Other works in the show include Cecily Brown’s etchings from 2004 which are transformations of print satirist and social critic William Hogarth’s engravings from his series A Rake’s Progress (1735) and Four Prints of an Election (1755). The effect of these transformations is almost: relief. What were once engravings that stood fast in the denotation of their era, beautiful but overbearing in their detail, become etchings filled with air and room to breathe. It is as if Brown is saying: you may be able to read more with less. It is another form of re-reading, re-seeing, re-contextualizing modes of representation which came before her.

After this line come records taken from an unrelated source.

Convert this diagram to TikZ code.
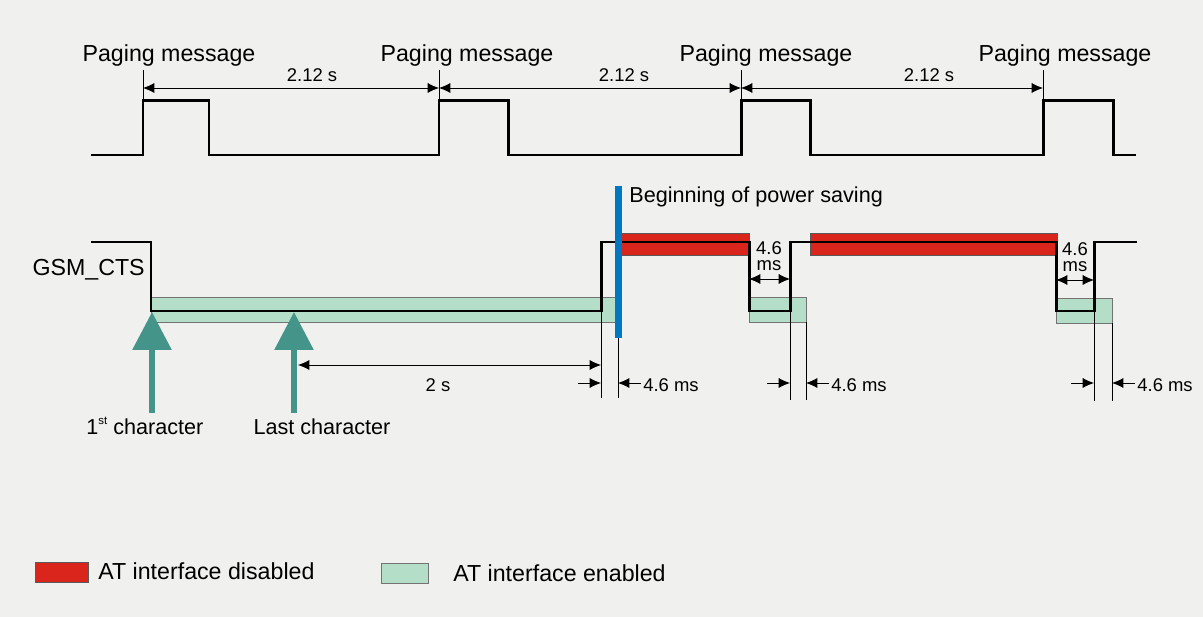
\documentclass[tikz,border=0pt]{standalone}
\usepackage{fontspec}
\setmainfont{Liberation Sans}
\usetikzlibrary{arrows.meta}
\definecolor{bgrey}{HTML}{F0F0EE}
\definecolor{atred}{HTML}{DA251D}
\definecolor{atgreen}{HTML}{B5DEC8}
\definecolor{charteal}{HTML}{45948A}
\definecolor{psblue}{HTML}{0077C0}
\begin{document}
\begin{tikzpicture}[x=0.02cm, y=-0.02cm, >={Latex[length=6.5pt,width=5.8pt]},
  sig/.style={line width=1.7pt, line join=miter},
  thin/.style={line width=0.5pt},
  big/.style={font=\fontsize{13.2}{15}\selectfont, inner sep=0pt},
  mid/.style={font=\fontsize{12.3}{14}\selectfont, inner sep=0pt},
  small/.style={font=\fontsize{10.5}{12}\selectfont, inner sep=0pt},
  gap/.style={font=\fontsize{10.5}{9}\selectfont, inner sep=0pt, align=center},
  enabled/.style={fill=atgreen, draw=black!55, line width=0.5pt},
  disabled/.style={fill=atred, draw=black!65, line width=0.5pt},
  chararrow/.style={draw=charteal, line width=0.12cm, -{Triangle[length=0.76cm,width=0.76cm]}}]
\fill[bgrey] (0,0) rectangle (1203,617);
\useasboundingbox (0,0) rectangle (1203,617);

% paging messages
\draw[sig] (91,155) -| (143,101) -| (209,155) -| (439,101) -| (508,155) -| (741,101) -| (810,155) -| (1043,101) -| (1113,155) -- (1136,155);
\foreach \x/\t [count=\i] in {143/169, 439/467, 741/766, 1043/1065} {
  \draw[thin] (\x,70) -- (\x,101);
  \node[big, anchor=base] (pm\i) at (\t,62) {Paging message};
}
\foreach \a/\b/\t [count=\i] in {143/439/312, 439/741/624, 741/1043/929} {
  \draw[thin,<->] (\a,88) -- (\b,88);
  \node[small, anchor=base] (per\i) at (\t,82) {2.12 s};
}

% GSM_CTS
\filldraw[enabled] (151,297) rectangle (615,322);
\filldraw[enabled] (749,297) rectangle (806,322);
\filldraw[enabled] (1056,298) rectangle (1112,323);
\filldraw[disabled] (619,233) rectangle (749,255);
\filldraw[disabled] (810,233) rectangle (1057,255);
\draw[sig] (91,242) -| (151,311) -| (601,242) -| (749,311) -| (790,242) -| (1056,311) -| (1094,242) -- (1137,242);
\node[big, anchor=base east] (cts) at (145,276) {GSM\_CTS};
\fill[psblue] (615,186) rectangle (622,338);
\node[mid, anchor=base west] (ps) at (629,203) {Beginning of power saving};

% extension lines
\draw[thin] (601,311) -- (601,398);
\draw[thin] (618,338) -- (618,398);
\draw[thin] (790,311) -- (790,400);
\draw[thin] (806,322) -- (806,400);
\draw[thin] (1094,311) -- (1094,401);
\draw[thin] (1112,323) -- (1112,401);

% 4.6 ms
\draw[thin,<->] (749,279) -- (790,279);
\node[gap] (ga) at (769,256) {4.6\\ms};
\draw[thin,<->] (1056,280) -- (1094,280);
\node[gap] (gb) at (1075,257) {4.6\\ms};
\foreach \l/\r [count=\i] in {601/618, 790/806, 1094/1112} {
  \draw[thin,->] (\l-23,383) -- (\l,383);
  \draw[thin,->] (\r+23,383) -- (\r,383);
  \node[small, anchor=base west] (d\i) at (\r+25,392) {4.6 ms};
}
\draw[thin,<->] (298,365) -- (601,365);
\node[small, anchor=base] (two) at (438,392) {2 s};

% characters
\draw[chararrow] (152,413) -- (152,312);
\draw[chararrow] (294,413) -- (294,312);
\node[mid, anchor=base west] (first) at (86,435) {1\raisebox{0.9ex}{\fontsize{6.5}{7}\selectfont st} character};
\node[mid, anchor=base] (last) at (322,435) {Last character};

% legend
\filldraw[disabled] (35,562) rectangle (88,582);
\node[big, anchor=base west] (ld) at (98,580) {AT interface disabled};
\filldraw[enabled] (381,563) rectangle (428,583);
\node[big, anchor=base west] (le) at (453,582) {AT interface enabled};
\end{tikzpicture}
\end{document}
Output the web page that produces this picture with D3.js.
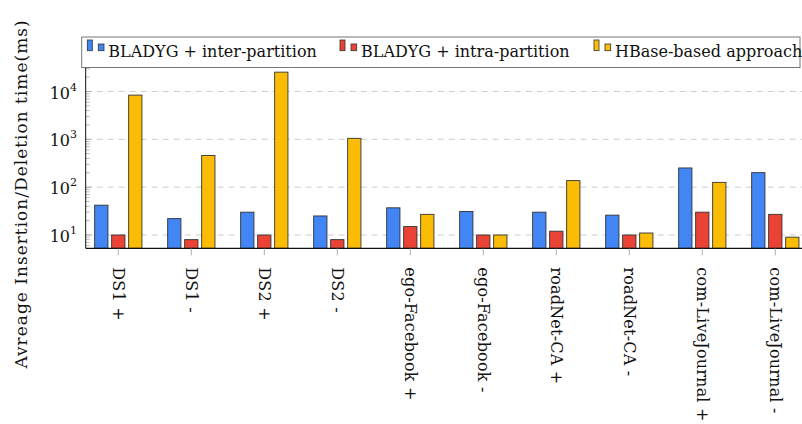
<!DOCTYPE html>
<html>
<head>
<meta charset="utf-8">
<script src="https://cdn.jsdelivr.net/npm/d3@7"></script>
<style>
  body { margin: 0; background: #fff; }
  text { font-family: "DejaVu Serif", serif; fill: #111; }
</style>
</head>
<body>
<svg id="chart"></svg>
<script>
const svgWidth = 802, svgHeight = 424;

// data
const categories = ["DS1 +", "DS1 -", "DS2 +", "DS2 -", "ego-Facebook +", "ego-Facebook -",
                    "roadNet-CA +", "roadNet-CA -", "com-LiveJournal +", "com-LiveJournal -"];
const seriesNames = ["BLADYG + inter-partition", "BLADYG + intra-partition", "HBase-based approach"];
const interValues = [42, 22, 30, 25, 37, 31, 30, 26, 252, 201];
const intraValues = [10, 8, 10, 8, 15, 10, 12, 10, 30, 27];
const hbaseValues = [8400, 460, 25400, 1050, 27, 10, 137, 11, 126, 9];
const yTicks = [10, 100, 1000, 10000];
const colors = ["#4285F4", "#EA4335", "#FBBC05"];

const series = [interValues, intraValues, hbaseValues];

const plot = {left: 85.7, right: 808.3, top: 68, bottom: 248.3};
const fontSize = 16;

const chart = d3.select("#chart")
    .attr("width", svgWidth)
    .attr("height", svgHeight);

// scales
var xScale = d3.scalePoint().domain(categories).range([118.3, 775.3]);
var xInner = d3.scaleBand().domain(d3.range(series.length)).range([-23.65, 23.65]).paddingInner(0.218);
var yScale = d3.scaleLog().domain([5.27, 31000]).range([plot.bottom, plot.top]);

// dashed grid at decades
chart.append("g")
    .selectAll("line")
    .data(yTicks)
    .enter()
    .append("line")
    .attr("x1", plot.left).attr("x2", plot.right)
    .attr("y1", d => yScale(d)).attr("y2", d => yScale(d))
    .attr("stroke", "#c8c8c8")
    .attr("stroke-width", 0.9)
    .attr("stroke-dasharray", "6,5");

// minor log ticks on the left, inside
var minor = [];
for (let e = 0; e <= 4; e++) {
    for (let m = 1; m <= 9; m++) {
        let v = m * Math.pow(10, e);
        if (v >= 5.27 && v <= 31000) minor.push(v);
    }
}
chart.append("g")
    .selectAll("line")
    .data(minor)
    .enter()
    .append("line")
    .attr("x1", plot.left).attr("x2", d => plot.left + (yTicks.indexOf(d) >= 0 ? 6 : 4))
    .attr("y1", d => yScale(d)).attr("y2", d => yScale(d))
    .attr("stroke", "#999")
    .attr("stroke-width", 0.7);

// bars
series.forEach(function(values, s) {
    chart.append("g")
        .selectAll("rect")
        .data(values)
        .enter()
        .append("rect")
        .attr("x", (d, i) => xScale(categories[i]) + xInner(s))
        .attr("y", d => yScale(d))
        .attr("width", xInner.bandwidth())
        .attr("height", d => plot.bottom - yScale(d))
        .attr("fill", colors[s])
        .attr("stroke", "#333")
        .attr("stroke-width", 0.9);
});

// axis lines
chart.append("line")
    .attr("x1", plot.left).attr("x2", plot.left)
    .attr("y1", plot.top - 2).attr("y2", plot.bottom)
    .attr("stroke", "#111").attr("stroke-width", 1);
chart.append("line")
    .attr("x1", plot.left).attr("x2", svgWidth)
    .attr("y1", plot.bottom).attr("y2", plot.bottom)
    .attr("stroke", "#111").attr("stroke-width", 1.2);

// x ticks + rotated labels
var xg = chart.append("g");
xg.selectAll("line")
    .data(categories)
    .enter()
    .append("line")
    .attr("x1", d => xScale(d)).attr("x2", d => xScale(d))
    .attr("y1", plot.bottom).attr("y2", plot.bottom + 7)
    .attr("stroke", "#999").attr("stroke-width", 0.8);
xg.selectAll("text")
    .data(categories)
    .enter()
    .append("text")
    .attr("transform", d => "translate(" + xScale(d) + "," + (plot.bottom + 19) + ") rotate(90)")
    .attr("dy", "0.32em")
    .style("font-size", fontSize + "px")
    .style("letter-spacing", "0.2px")
    .text(d => d);

// y tick labels 10^n
var yl = chart.append("g")
    .selectAll("text")
    .data(yTicks)
    .enter()
    .append("text")
    .attr("x", 77)
    .attr("y", d => yScale(d) + 7)
    .attr("text-anchor", "end")
    .style("font-size", "16px");
yl.append("tspan").text("10");
yl.append("tspan")
    .attr("dy", -8)
    .style("font-size", "11px")
    .text(d => Math.round(Math.log10(d)));

// y axis title
chart.append("text")
    .attr("transform", "translate(22,194) rotate(-90)")
    .attr("text-anchor", "middle")
    .attr("dy", "0.32em")
    .style("font-size", "17px")
    .style("letter-spacing", "1px")
    .text("Avreage Insertion/Deletion time(ms)");

// legend
var legend = chart.append("g");
legend.append("rect")
    .attr("x", 81.7).attr("y", 37)
    .attr("width", 800 - 81.7).attr("height", 30.5)
    .attr("fill", "#fff")
    .attr("stroke", "#777").attr("stroke-width", 1);
const legendX = [87.3, 340, 594];
seriesNames.forEach(function(name, s) {
    var g = legend.append("g").attr("transform", "translate(" + legendX[s] + ",0)");
    g.append("rect").attr("x", 0).attr("y", 40).attr("width", 5).attr("height", 10.7)
        .attr("fill", colors[s]).attr("stroke", "#333").attr("stroke-width", 0.8);
    g.append("rect").attr("x", 11).attr("y", 44).attr("width", 5.7).attr("height", 6.7)
        .attr("fill", colors[s]).attr("stroke", "#333").attr("stroke-width", 0.8);
    g.append("text").attr("x", 21).attr("y", 51.5)
        .attr("dy", "0.32em")
        .style("font-size", fontSize + "px")
        .text(name);
});
</script>
</body>
</html>
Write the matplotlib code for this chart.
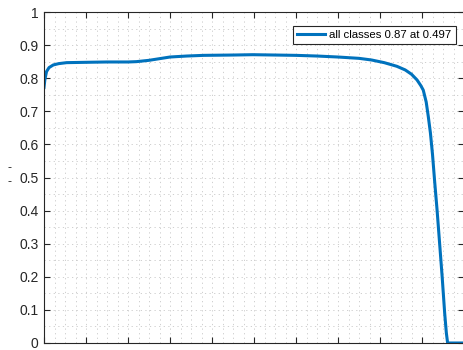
import matplotlib.pyplot as plt
import numpy as np
from matplotlib.ticker import MultipleLocator

# F1 vs confidence
conf = [0, 0.002, 0.006, 0.012, 0.022, 0.035, 0.054, 0.1, 0.15, 0.2, 0.22, 0.25,
        0.28, 0.3, 0.34, 0.38, 0.45, 0.497, 0.55, 0.6, 0.65, 0.7, 0.75, 0.78, 0.81,
        0.84, 0.86, 0.875, 0.888, 0.897, 0.903, 0.91, 0.915, 0.92, 0.925, 0.93,
        0.936, 0.942, 0.948, 0.954, 0.958, 0.961, 0.97, 1.0]
f1 = [0.772, 0.795, 0.82, 0.832, 0.84, 0.844, 0.847, 0.848, 0.849, 0.849, 0.85, 0.854,
      0.86, 0.864, 0.867, 0.869, 0.87, 0.871, 0.87, 0.869, 0.867, 0.864, 0.86, 0.855, 0.847,
      0.836, 0.825, 0.812, 0.795, 0.778, 0.764, 0.728, 0.684, 0.635, 0.57, 0.49,
      0.40, 0.30, 0.20, 0.09, 0.03, 0.0, 0.0, 0.0]
legend_label = 'all classes 0.87 at 0.497'
yticks = np.round(np.arange(0, 1.01, 0.1), 1)
ytick_labels = ['0', '0.1', '0.2', '0.3', '0.4', '0.5', '0.6', '0.7', '0.8', '0.9', '1']

plt.rcParams['font.family'] = ['Liberation Sans', 'DejaVu Sans']

fig = plt.figure(figsize=(4.63, 3.5), dpi=100)
ax = fig.add_axes([44 / 463, 7 / 350, 420 / 463, 331 / 350])

ax.plot(conf, f1, color='#0072BD', lw=2.2, label=legend_label)

ax.set_xlim(0, 1)
ax.set_ylim(0, 1)
ax.set_xticks(np.arange(0, 1.01, 0.1))
ax.set_xticklabels([])
ax.set_yticks(yticks)
ax.set_yticklabels(ytick_labels, fontsize=10, color='#262626')
ax.xaxis.set_minor_locator(MultipleLocator(0.025))
ax.yaxis.set_minor_locator(MultipleLocator(0.05))
ax.tick_params(which='major', direction='in', length=4, width=0.8, color='#262626',
               top=True, right=True, pad=4)
ax.tick_params(which='minor', length=0, top=True, right=True)
ax.grid(which='both', ls=(0, (1.5, 4)), color='#c8c8c8', lw=0.6)
ax.set_axisbelow(True)
for s in ax.spines.values():
    s.set_color('#262626')
    s.set_linewidth(0.8)

leg = ax.legend(loc='upper right', fontsize=8.2, frameon=True, fancybox=False,
                edgecolor='#262626', framealpha=1, handlelength=2.45,
                handletextpad=0.35, borderpad=0.35, borderaxespad=0,
                bbox_to_anchor=(0.980, 0.9586))
leg.get_frame().set_linewidth(0.8)

fig.text(10 / 463, 0.5, '-\n-', fontsize=9, ha='center', va='center',
         color='#262626', linespacing=1.2)

fig.savefig('out.png', dpi=100)
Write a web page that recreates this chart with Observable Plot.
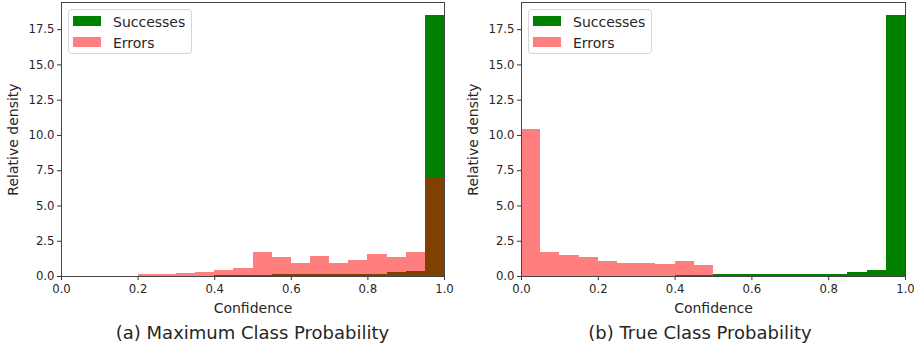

Last but certainly not least (as these works to follow are actually presented early in the flow of the exhibition), Lynette Yiadom Boaky’s ten etchings of First Flight (2015) are subtle but powerful in theirengagement with the concept of re-ness. The sepia colored portraits of Black men wearing feathered ruff collars explore a serial mode of representation that creates a self-contained yet buzzing energy. The sheer quantity of lines used to make-up the portraits seem to pull the subjects of the paper; it is as if the only thing keeping them on the paper is the frame and the glass. As with the other works in the show, Yiadom-Boakye’s are accompanied by and juxtaposed with historical context: an engraving by the 17th century Flemish artist Anthony Van Dyck. Van Dyck’s engraving creates an obvious dialogue between the European portraiture conventions and their relationship to race. The re-ness exists as a kind of re-claiming of modes of representation, a re-claiming of monopolised ways of seeing.